A Liturgia prega a Cristo crucificado
São Paulo afirma que “a linguagem da Cruz é loucura para os que se perdem, mas, para os que foram salvos, para nós, é uma força divina” (I Cor 1, 18).
Sim, por mais contraditório que possa soar aos homens de nossos dias, acostumados à fuga do sofrimento e à desenfreada busca de uma alegria fugaz, este pequeno símbolo litúrgico tem uma beleza toda especial. Ele nos convida a unirmo-nos à obra da Redenção, a deixarmo-nos crucificar com Cristo e a sofrer com ufania por amor a este Deus que não poupou a Si mesmo para nos demonstrar toda a sua benquerença.
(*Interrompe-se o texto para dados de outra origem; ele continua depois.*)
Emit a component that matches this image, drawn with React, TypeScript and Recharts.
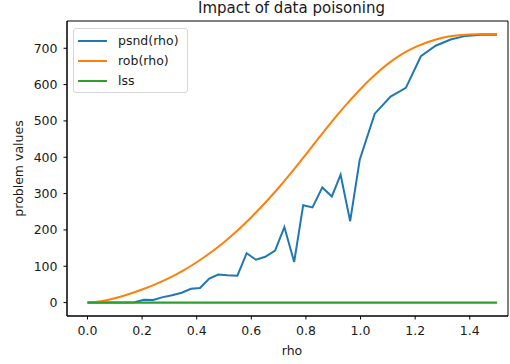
import React from "react";
import { LineChart, Line, XAxis, YAxis, Label, ReferenceArea } from "recharts";

// psnd(rho) samples
const psndRho = [
  0, 0.034, 0.069, 0.103, 0.138, 0.172, 0.207, 0.241, 0.276, 0.31, 0.345, 0.379,
  0.412, 0.446, 0.479, 0.512, 0.549, 0.583, 0.617, 0.651, 0.687, 0.721, 0.757,
  0.79, 0.824, 0.86, 0.895, 0.927, 0.962, 0.997, 1.052, 1.11, 1.166, 1.221,
  1.275, 1.33, 1.385, 1.44, 1.5,
];
const psndValues = [
  0, 0, 0, 0, 0, 1, 8, 7, 15, 20, 27, 38, 40, 66, 77, 75, 74, 136, 118, 126, 143,
  208, 112, 268, 262, 317, 292, 352, 224, 393, 520, 567, 591, 678, 707, 724, 734,
  737, 737,
];

// rob(rho) samples
const robRho = [
  0, 0.05, 0.1, 0.15, 0.2, 0.25, 0.3, 0.35, 0.4, 0.45, 0.5, 0.55, 0.6, 0.65, 0.7,
  0.75, 0.8, 0.85, 0.9, 0.95, 1.0, 1.05, 1.1, 1.15, 1.2, 1.25, 1.3, 1.35, 1.4,
  1.45, 1.5,
];
const robValues = [
  0, 4, 12, 23, 36, 51, 68, 88, 111, 137, 166, 199, 235, 274, 316, 361, 408, 456,
  503, 547, 588, 625, 657, 683, 703, 718, 729, 735, 738, 739, 739,
];

// lss samples
const lssRho = [0, 1.5];
const lssValues = [0, 0];

const xTicks = [0, 0.2, 0.4, 0.6, 0.8, 1.0, 1.2, 1.4];
const yTicks = [0, 100, 200, 300, 400, 500, 600, 700];
const xDomain: [number, number] = [-0.075, 1.54];
const yDomain: [number, number] = [-36.9, 775];

const seriesNames = ["psnd(rho)", "rob(rho)", "lss"];
const seriesColors = ["#1f77b4", "#ff7f0e", "#2ca02c"];

const toPoints = (xs: number[], ys: number[]) =>
  xs.map((x, i) => ({ rho: x, v: ys[i] }));

const psndData = toPoints(psndRho, psndValues);
const robData = toPoints(robRho, robValues);
const lssData = toPoints(lssRho, lssValues);

const FONT = "'DejaVu Sans', Verdana, sans-serif";
const TEXT = "#1a1a1a";

const LegendBox = () => (
  <div
    style={{
      position: "absolute",
      left: 73,
      top: 28,
      width: 115,
      height: 65,
      border: "1px solid #d6d6d6",
      borderRadius: 3,
      background: "rgba(255,255,255,0.8)",
      fontFamily: FONT,
      fontSize: 12.5,
      color: TEXT,
      boxSizing: "border-box",
      paddingTop: 2,
    }}
  >
    {seriesNames.map((n, i) => (
      <div
        key={n}
        style={{ display: "flex", alignItems: "center", height: 20, lineHeight: "20px" }}
      >
        <svg width={44} height={20} style={{ display: "block" }}>
          <line x1={4} x2={33} y1={10} y2={10} stroke={seriesColors[i]} strokeWidth={2} />
        </svg>
        <span>{n}</span>
      </div>
    ))}
  </div>
);

export default function App() {
  return (
    <div style={{ position: "absolute", left: 0, top: 0, width: 510, height: 364, background: "#fff" }}>
      <div
        style={{
          position: "absolute",
          left: 291.5,
          top: 0,
          transform: "translateX(-50%)",
          fontFamily: FONT,
          fontSize: 15,
          lineHeight: "17px",
          color: TEXT,
          whiteSpace: "nowrap",
        }}
      >
        Impact of data poisoning
      </div>
      <LineChart width={510} height={364} margin={{ top: 21, right: 2, bottom: 0, left: 0 }}>
        <XAxis
          dataKey="rho"
          type="number"
          domain={xDomain}
          allowDataOverflow
          ticks={xTicks}
          tickFormatter={(v: number) => v.toFixed(1)}
          height={48}
          stroke="#000"
          tickSize={3.5}
          tickMargin={7}
          tick={{ fill: TEXT, fontSize: 12.5, fontFamily: FONT }}
          interval={0}
        >
          <Label
            content={(props: any) => {
              const vb = props.viewBox || { x: 0, y: 0, width: 0, height: 0 };
              return (
                <text
                  x={vb.x + vb.width / 2 + 4.5}
                  y={vb.y + 39}
                  textAnchor="middle"
                  fontFamily={FONT}
                  fontSize={12.5}
                  fill={TEXT}
                >
                  rho
                </text>
              );
            }}
          />
        </XAxis>
        <YAxis
          type="number"
          domain={yDomain}
          allowDataOverflow
          ticks={yTicks}
          width={67}
          stroke="#000"
          tickSize={3.5}
          tickMargin={6}
          tick={{ fill: TEXT, fontSize: 12.5, fontFamily: FONT }}
          interval={0}
        >
          <Label
            content={(props: any) => {
              const vb = props.viewBox || { x: 0, y: 0, width: 0, height: 0 };
              const cy = vb.y + vb.height / 2;
              return (
                <text
                  x={18.5}
                  y={cy}
                  transform={`rotate(-90, 18.5, ${cy})`}
                  textAnchor="middle"
                  dominantBaseline="central"
                  fontFamily={FONT}
                  fontSize={12.5}
                  fill={TEXT}
                >
                  problem values
                </text>
              );
            }}
          />
        </YAxis>
        <ReferenceArea
          x1={xDomain[0]}
          x2={xDomain[1]}
          y1={yDomain[0]}
          y2={yDomain[1]}
          fill="none"
          fillOpacity={0}
          stroke="#000"
          strokeWidth={1}
          ifOverflow="visible"
        />
        <Line
          data={psndData}
          dataKey="v"
          name={seriesNames[0]}
          type="linear"
          stroke={seriesColors[0]}
          strokeWidth={2}
          dot={false}
          activeDot={false}
          isAnimationActive={false}
        />
        <Line
          data={robData}
          dataKey="v"
          name={seriesNames[1]}
          type="monotone"
          stroke={seriesColors[1]}
          strokeWidth={2}
          dot={false}
          activeDot={false}
          isAnimationActive={false}
        />
        <Line
          data={lssData}
          dataKey="v"
          name={seriesNames[2]}
          type="linear"
          stroke={seriesColors[2]}
          strokeWidth={2.2}
          dot={false}
          activeDot={false}
          isAnimationActive={false}
        />
      </LineChart>
      <LegendBox />
    </div>
  );
}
Enquanto o mundo convida à pseudofelicidade, a Liturgia prega a Cristo crucificado, apontando o único caminho que nos conduzirá à verdadeira paz e sabedoria: “Porque aquele que quiser salvar a sua vida, perdê-la-á; mas aquele que tiver sacrificado a sua vida por minha causa, recobrá-la- -á” (Mt 16, 25).
O gesto de pôr água no cálice é apenas um dos incontáveis ritos cheios de significado que a Santa Madre Igreja instituiu para melhor conduzir seus filhos ao conhecimento e amor de Deus. Não é verdade que sem sinais visíveis como esses, ser-nos-ia muito mais difícil entender o mundo sobrenatural?
Tomados de enlevo e admiração, peçamos a Nossa Senhora que aumente nossa fé nas realidades invisíveis que nos envolvem, para que sejamos dignos de vivê-las plenamente no Céu. (Revista Arautos do Evangelho, Fevereiro/2019, n. 206, p. 24-25)
1 CONCÍLIO VATICANO II. Sacrosanctum Concilium, n.2. 2 CCE 1146. 3 CCE 1146. 4 Cf. MISSAL ROMANO. Instrução geral, n.103. Trad. portuguesa da 2a. edição típica para o Brasil realizada e publicada pela CNBB com acréscimos aprovados pela Sé Apostólica. 13.ed. São Paulo: Paulus, 2009, p.55. 5 Dz 1320. 6 Dz 1748.